#### [Request]
Copy the data exactly as it appears, and do not include any pictures.

#### [Data block]
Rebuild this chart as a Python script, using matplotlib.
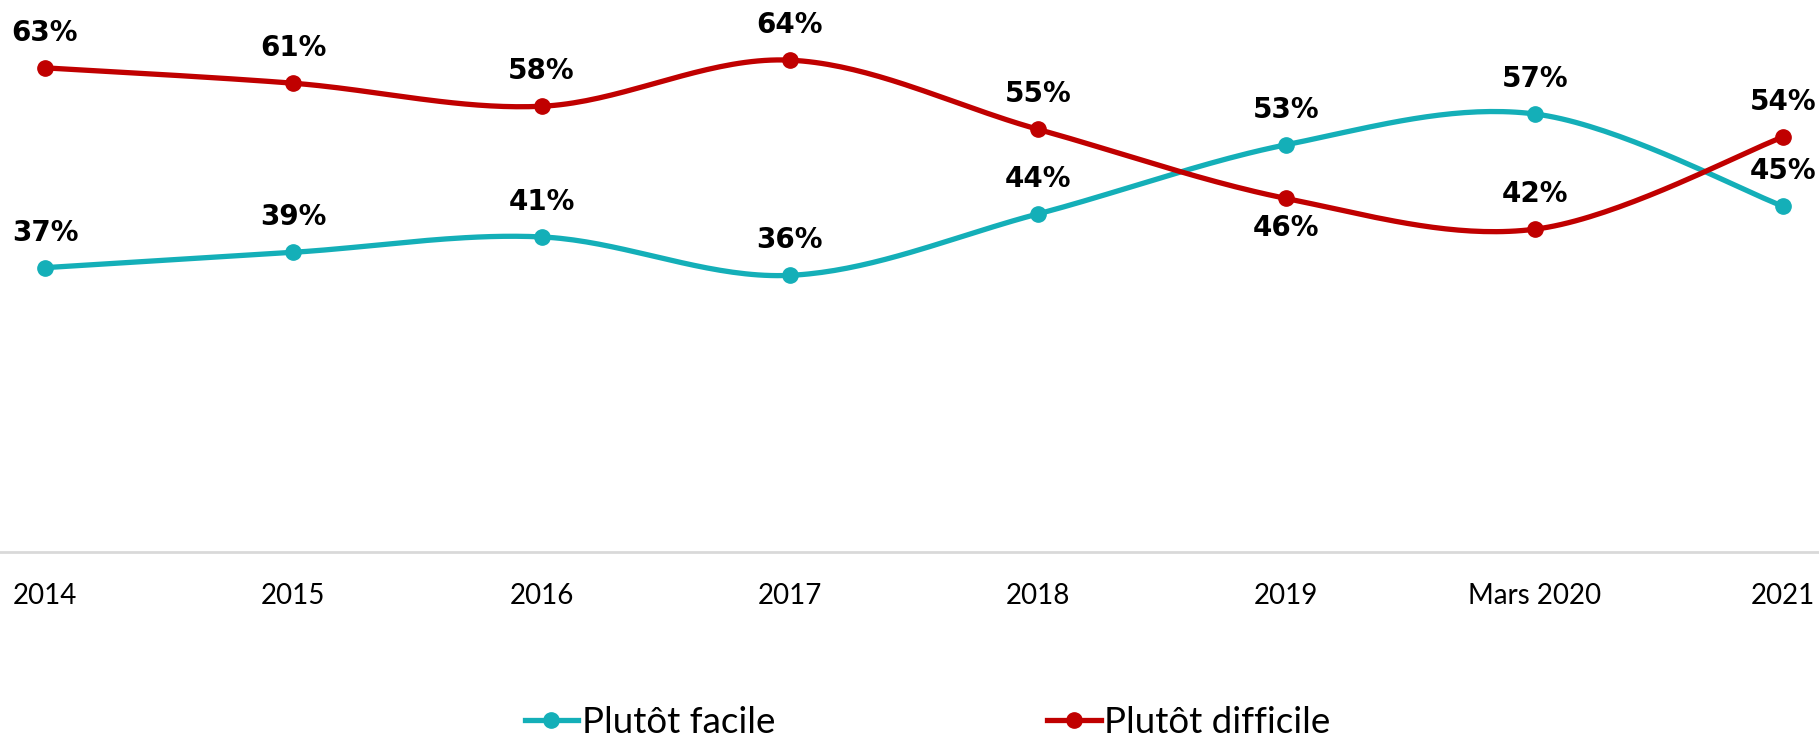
import numpy as np
import matplotlib
matplotlib.use('Agg')
import matplotlib.pyplot as plt

# categories and series values (percent)
years = ['2014', '2015', '2016', '2017', '2018', '2019', 'Mars 2020', '2021']
facile = [37, 39, 41, 36, 44, 53, 57, 45]
difficile = [63, 61, 58, 64, 55, 46, 42, 54]

# label placement: 1 = above the point, -1 = below
facile_side = [1, 1, 1, 1, 1, 1, 1, 1]
difficile_side = [1, 1, 1, 1, 1, -1, 1, 1]

teal = '#14AFB8'
red = '#C00000'


def smooth(xs, ys, n=40):
    # Excel-like smoothed line: cubic Bezier segments with Catmull-Rom control points
    xs = np.asarray(xs, float)
    ys = np.asarray(ys, float)
    px = np.concatenate([[xs[0]], xs, [xs[-1]]])
    py = np.concatenate([[ys[0]], ys, [ys[-1]]])
    out_x, out_y = [], []
    t = np.linspace(0, 1, n)
    for i in range(1, len(px) - 2):
        p0 = np.array([px[i], py[i]])
        p3 = np.array([px[i + 1], py[i + 1]])
        c1 = p0 + (np.array([px[i + 1], py[i + 1]]) - np.array([px[i - 1], py[i - 1]])) / 6
        c2 = p3 - (np.array([px[i + 2], py[i + 2]]) - np.array([px[i], py[i]])) / 6
        b = ((1 - t) ** 3)[:, None] * p0 + (3 * (1 - t) ** 2 * t)[:, None] * c1 \
            + (3 * (1 - t) * t ** 2)[:, None] * c2 + (t ** 3)[:, None] * p3
        out_x.extend(b[:, 0])
        out_y.extend(b[:, 1])
    return out_x, out_y


fig = plt.figure(figsize=(18.19, 7.39), dpi=100)
ax = fig.add_axes([0, 0.253, 1, 0.728])

x = np.arange(len(years))
for vals, col, lab, side in [(facile, teal, 'Plutôt facile', facile_side),
                             (difficile, red, 'Plutôt difficile', difficile_side)]:
    sx, sy = smooth(x, vals)
    ax.plot(sx, sy, color=col, lw=3.8, solid_capstyle='round', zorder=2)
    ax.plot(x, vals, 'o', color=col, ms=11, zorder=3)
    ax.plot([], [], '-o', color=col, lw=3.8, ms=11, label=lab)
    for xi, v, s in zip(x, vals, side):
        off = 35 if s > 0 else -30
        ax.annotate(f'{v}%', (xi, v), xytext=(0, off), textcoords='offset pixels',
                    ha='center', va='center', fontsize=20, fontweight='bold',
                    family='DejaVu Sans', color='black', zorder=4)

ax.set_xlim(-0.181, 7.145)
ax.set_ylim(0, 70)
ax.set_xticks(x)
ax.set_xticklabels(years, fontsize=20, family='Lato')
ax.tick_params(axis='x', length=0, pad=22)
ax.set_yticks([])
for s in ['top', 'left', 'right']:
    ax.spines[s].set_visible(False)
ax.spines['bottom'].set_color('#D9D9D9')
ax.spines['bottom'].set_linewidth(2)

fig.legend(loc='center', bbox_to_anchor=(0.51, 0.023), ncol=2, frameon=False,
           prop={'family': 'Lato', 'size': 26.5}, handlelength=1.45, handletextpad=0.1,
           columnspacing=7.4, borderaxespad=0)

fig.savefig('out.png', dpi=100)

#### [Response to the exercise]
Rebuild this chart as a Python script, using matplotlib.
import numpy as np
import matplotlib
matplotlib.use('Agg')
import matplotlib.pyplot as plt

# categories and series values (percent)
years = ['2014', '2015', '2016', '2017', '2018', '2019', 'Mars 2020', '2021']
facile = [37, 39, 41, 36, 44, 53, 57, 45]
difficile = [63, 61, 58, 64, 55, 46, 42, 54]

# label placement: 1 = above the point, -1 = below
facile_side = [1, 1, 1, 1, 1, 1, 1, 1]
difficile_side = [1, 1, 1, 1, 1, -1, 1, 1]

teal = '#14AFB8'
red = '#C00000'


def smooth(xs, ys, n=40):
    # Excel-like smoothed line: cubic Bezier segments with Catmull-Rom control points
    xs = np.asarray(xs, float)
    ys = np.asarray(ys, float)
    px = np.concatenate([[xs[0]], xs, [xs[-1]]])
    py = np.concatenate([[ys[0]], ys, [ys[-1]]])
    out_x, out_y = [], []
    t = np.linspace(0, 1, n)
    for i in range(1, len(px) - 2):
        p0 = np.array([px[i], py[i]])
        p3 = np.array([px[i + 1], py[i + 1]])
        c1 = p0 + (np.array([px[i + 1], py[i + 1]]) - np.array([px[i - 1], py[i - 1]])) / 6
        c2 = p3 - (np.array([px[i + 2], py[i + 2]]) - np.array([px[i], py[i]])) / 6
        b = ((1 - t) ** 3)[:, None] * p0 + (3 * (1 - t) ** 2 * t)[:, None] * c1 \
            + (3 * (1 - t) * t ** 2)[:, None] * c2 + (t ** 3)[:, None] * p3
        out_x.extend(b[:, 0])
        out_y.extend(b[:, 1])
    return out_x, out_y


fig = plt.figure(figsize=(18.19, 7.39), dpi=100)
ax = fig.add_axes([0, 0.253, 1, 0.728])

x = np.arange(len(years))
for vals, col, lab, side in [(facile, teal, 'Plutôt facile', facile_side),
                             (difficile, red, 'Plutôt difficile', difficile_side)]:
    sx, sy = smooth(x, vals)
    ax.plot(sx, sy, color=col, lw=3.8, solid_capstyle='round', zorder=2)
    ax.plot(x, vals, 'o', color=col, ms=11, zorder=3)
    ax.plot([], [], '-o', color=col, lw=3.8, ms=11, label=lab)
    for xi, v, s in zip(x, vals, side):
        off = 35 if s > 0 else -30
        ax.annotate(f'{v}%', (xi, v), xytext=(0, off), textcoords='offset pixels',
                    ha='center', va='center', fontsize=20, fontweight='bold',
                    family='DejaVu Sans', color='black', zorder=4)

ax.set_xlim(-0.181, 7.145)
ax.set_ylim(0, 70)
ax.set_xticks(x)
ax.set_xticklabels(years, fontsize=20, family='Lato')
ax.tick_params(axis='x', length=0, pad=22)
ax.set_yticks([])
for s in ['top', 'left', 'right']:
    ax.spines[s].set_visible(False)
ax.spines['bottom'].set_color('#D9D9D9')
ax.spines['bottom'].set_linewidth(2)

fig.legend(loc='center', bbox_to_anchor=(0.51, 0.023), ncol=2, frameon=False,
           prop={'family': 'Lato', 'size': 26.5}, handlelength=1.45, handletextpad=0.1,
           columnspacing=7.4, borderaxespad=0)

fig.savefig('out.png', dpi=100)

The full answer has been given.